┏━━
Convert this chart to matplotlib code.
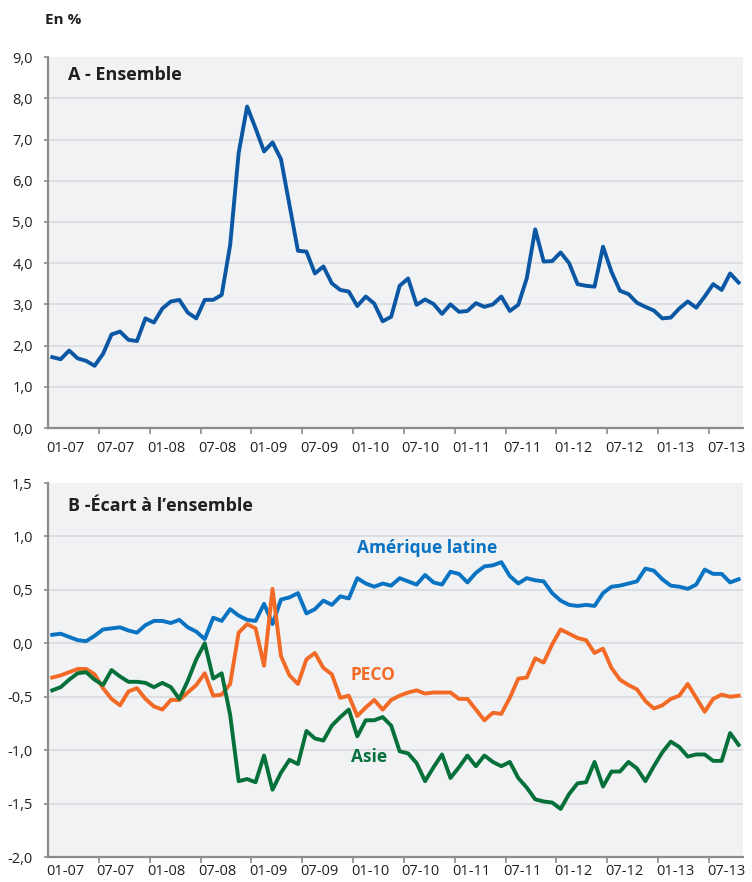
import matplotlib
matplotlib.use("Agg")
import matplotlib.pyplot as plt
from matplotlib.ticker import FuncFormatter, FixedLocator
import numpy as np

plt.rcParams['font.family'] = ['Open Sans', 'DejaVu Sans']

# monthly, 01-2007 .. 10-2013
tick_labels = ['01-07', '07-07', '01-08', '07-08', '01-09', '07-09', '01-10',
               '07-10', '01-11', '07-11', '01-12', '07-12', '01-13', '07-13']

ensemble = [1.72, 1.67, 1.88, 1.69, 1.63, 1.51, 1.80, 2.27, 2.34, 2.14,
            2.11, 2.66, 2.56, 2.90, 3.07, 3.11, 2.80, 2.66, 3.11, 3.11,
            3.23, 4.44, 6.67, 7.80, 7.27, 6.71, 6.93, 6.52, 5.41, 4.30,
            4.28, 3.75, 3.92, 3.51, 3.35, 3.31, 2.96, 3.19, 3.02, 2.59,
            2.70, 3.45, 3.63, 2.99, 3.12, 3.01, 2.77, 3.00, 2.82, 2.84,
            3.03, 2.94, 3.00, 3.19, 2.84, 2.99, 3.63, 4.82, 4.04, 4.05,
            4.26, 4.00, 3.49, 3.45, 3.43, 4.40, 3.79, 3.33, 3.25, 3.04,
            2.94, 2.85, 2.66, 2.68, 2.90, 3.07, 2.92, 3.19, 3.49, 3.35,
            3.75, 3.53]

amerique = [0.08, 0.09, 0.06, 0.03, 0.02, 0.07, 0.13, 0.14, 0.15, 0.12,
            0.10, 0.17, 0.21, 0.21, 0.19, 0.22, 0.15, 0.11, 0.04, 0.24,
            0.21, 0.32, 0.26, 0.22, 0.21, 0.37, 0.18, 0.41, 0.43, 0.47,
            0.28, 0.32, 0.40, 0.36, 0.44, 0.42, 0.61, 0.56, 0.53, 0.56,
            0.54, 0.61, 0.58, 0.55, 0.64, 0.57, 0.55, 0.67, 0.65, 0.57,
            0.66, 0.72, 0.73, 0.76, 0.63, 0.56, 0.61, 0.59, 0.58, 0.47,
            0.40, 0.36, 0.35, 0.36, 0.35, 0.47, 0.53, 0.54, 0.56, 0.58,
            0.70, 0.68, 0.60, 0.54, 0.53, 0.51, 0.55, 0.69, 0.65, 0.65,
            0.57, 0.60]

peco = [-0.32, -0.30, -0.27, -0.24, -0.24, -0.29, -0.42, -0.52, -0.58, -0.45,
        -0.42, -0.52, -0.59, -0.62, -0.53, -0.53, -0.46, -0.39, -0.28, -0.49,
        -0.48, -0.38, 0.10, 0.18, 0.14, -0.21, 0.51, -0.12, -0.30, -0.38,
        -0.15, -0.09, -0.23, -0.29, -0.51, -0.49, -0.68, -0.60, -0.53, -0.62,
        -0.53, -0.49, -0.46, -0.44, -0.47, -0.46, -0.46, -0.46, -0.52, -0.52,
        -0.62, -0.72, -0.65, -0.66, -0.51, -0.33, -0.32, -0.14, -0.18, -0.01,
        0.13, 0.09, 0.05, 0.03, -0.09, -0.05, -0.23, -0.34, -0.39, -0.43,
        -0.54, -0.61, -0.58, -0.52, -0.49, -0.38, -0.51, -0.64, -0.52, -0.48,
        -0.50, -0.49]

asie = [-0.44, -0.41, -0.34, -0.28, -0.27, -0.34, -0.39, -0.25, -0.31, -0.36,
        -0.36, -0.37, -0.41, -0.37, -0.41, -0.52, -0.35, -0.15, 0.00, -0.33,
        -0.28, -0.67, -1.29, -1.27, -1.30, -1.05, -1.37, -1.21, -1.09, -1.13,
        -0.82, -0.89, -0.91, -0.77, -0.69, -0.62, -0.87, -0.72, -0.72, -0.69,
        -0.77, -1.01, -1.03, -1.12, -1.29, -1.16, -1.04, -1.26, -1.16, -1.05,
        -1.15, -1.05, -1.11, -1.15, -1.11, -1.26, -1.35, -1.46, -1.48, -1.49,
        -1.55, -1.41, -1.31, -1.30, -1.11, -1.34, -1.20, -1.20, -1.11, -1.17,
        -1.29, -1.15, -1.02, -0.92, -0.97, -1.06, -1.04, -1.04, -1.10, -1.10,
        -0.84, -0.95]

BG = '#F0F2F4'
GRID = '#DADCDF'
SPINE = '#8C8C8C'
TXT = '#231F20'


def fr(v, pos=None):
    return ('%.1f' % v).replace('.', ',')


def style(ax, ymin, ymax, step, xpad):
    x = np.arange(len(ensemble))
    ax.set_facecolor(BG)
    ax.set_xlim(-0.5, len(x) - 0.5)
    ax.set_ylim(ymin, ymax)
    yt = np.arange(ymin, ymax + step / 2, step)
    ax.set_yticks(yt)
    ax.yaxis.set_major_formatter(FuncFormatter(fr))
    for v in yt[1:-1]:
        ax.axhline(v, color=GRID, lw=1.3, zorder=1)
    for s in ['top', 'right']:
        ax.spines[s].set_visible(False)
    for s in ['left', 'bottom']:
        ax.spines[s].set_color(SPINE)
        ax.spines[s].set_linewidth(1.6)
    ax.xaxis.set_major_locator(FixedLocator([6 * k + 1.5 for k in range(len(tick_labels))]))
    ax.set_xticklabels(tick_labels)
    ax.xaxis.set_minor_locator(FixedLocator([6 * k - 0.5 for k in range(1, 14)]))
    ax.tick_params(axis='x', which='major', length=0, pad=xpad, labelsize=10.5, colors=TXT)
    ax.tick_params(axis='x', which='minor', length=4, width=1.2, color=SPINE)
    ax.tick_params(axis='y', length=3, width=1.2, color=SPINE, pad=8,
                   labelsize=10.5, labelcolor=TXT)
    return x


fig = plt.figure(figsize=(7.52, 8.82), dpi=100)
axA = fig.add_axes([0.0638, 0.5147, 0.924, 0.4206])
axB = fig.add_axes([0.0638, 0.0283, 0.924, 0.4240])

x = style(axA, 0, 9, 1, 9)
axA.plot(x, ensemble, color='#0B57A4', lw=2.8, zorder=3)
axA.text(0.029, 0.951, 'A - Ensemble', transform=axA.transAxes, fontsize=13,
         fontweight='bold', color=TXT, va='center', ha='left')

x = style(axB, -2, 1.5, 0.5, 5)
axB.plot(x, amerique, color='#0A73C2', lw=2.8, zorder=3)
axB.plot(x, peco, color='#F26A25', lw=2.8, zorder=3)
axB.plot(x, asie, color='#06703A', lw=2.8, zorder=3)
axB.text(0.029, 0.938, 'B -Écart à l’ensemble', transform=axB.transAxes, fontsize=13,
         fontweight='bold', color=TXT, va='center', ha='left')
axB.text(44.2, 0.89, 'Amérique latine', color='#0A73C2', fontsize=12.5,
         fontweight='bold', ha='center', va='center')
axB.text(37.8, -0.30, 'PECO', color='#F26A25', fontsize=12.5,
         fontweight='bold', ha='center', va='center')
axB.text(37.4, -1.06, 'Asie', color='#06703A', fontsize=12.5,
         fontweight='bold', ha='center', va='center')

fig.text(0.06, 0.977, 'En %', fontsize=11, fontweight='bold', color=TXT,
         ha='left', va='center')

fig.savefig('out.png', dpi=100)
┗━━
Quote, please, every line of the material above from its start through the line that has "3.75, 3.53]", reproducing the words exactly and dropping any images.

Convert this chart to matplotlib code.
import matplotlib
matplotlib.use("Agg")
import matplotlib.pyplot as plt
from matplotlib.ticker import FuncFormatter, FixedLocator
import numpy as np

plt.rcParams['font.family'] = ['Open Sans', 'DejaVu Sans']

# monthly, 01-2007 .. 10-2013
tick_labels = ['01-07', '07-07', '01-08', '07-08', '01-09', '07-09', '01-10',
               '07-10', '01-11', '07-11', '01-12', '07-12', '01-13', '07-13']

ensemble = [1.72, 1.67, 1.88, 1.69, 1.63, 1.51, 1.80, 2.27, 2.34, 2.14,
            2.11, 2.66, 2.56, 2.90, 3.07, 3.11, 2.80, 2.66, 3.11, 3.11,
            3.23, 4.44, 6.67, 7.80, 7.27, 6.71, 6.93, 6.52, 5.41, 4.30,
            4.28, 3.75, 3.92, 3.51, 3.35, 3.31, 2.96, 3.19, 3.02, 2.59,
            2.70, 3.45, 3.63, 2.99, 3.12, 3.01, 2.77, 3.00, 2.82, 2.84,
            3.03, 2.94, 3.00, 3.19, 2.84, 2.99, 3.63, 4.82, 4.04, 4.05,
            4.26, 4.00, 3.49, 3.45, 3.43, 4.40, 3.79, 3.33, 3.25, 3.04,
            2.94, 2.85, 2.66, 2.68, 2.90, 3.07, 2.92, 3.19, 3.49, 3.35,
            3.75, 3.53]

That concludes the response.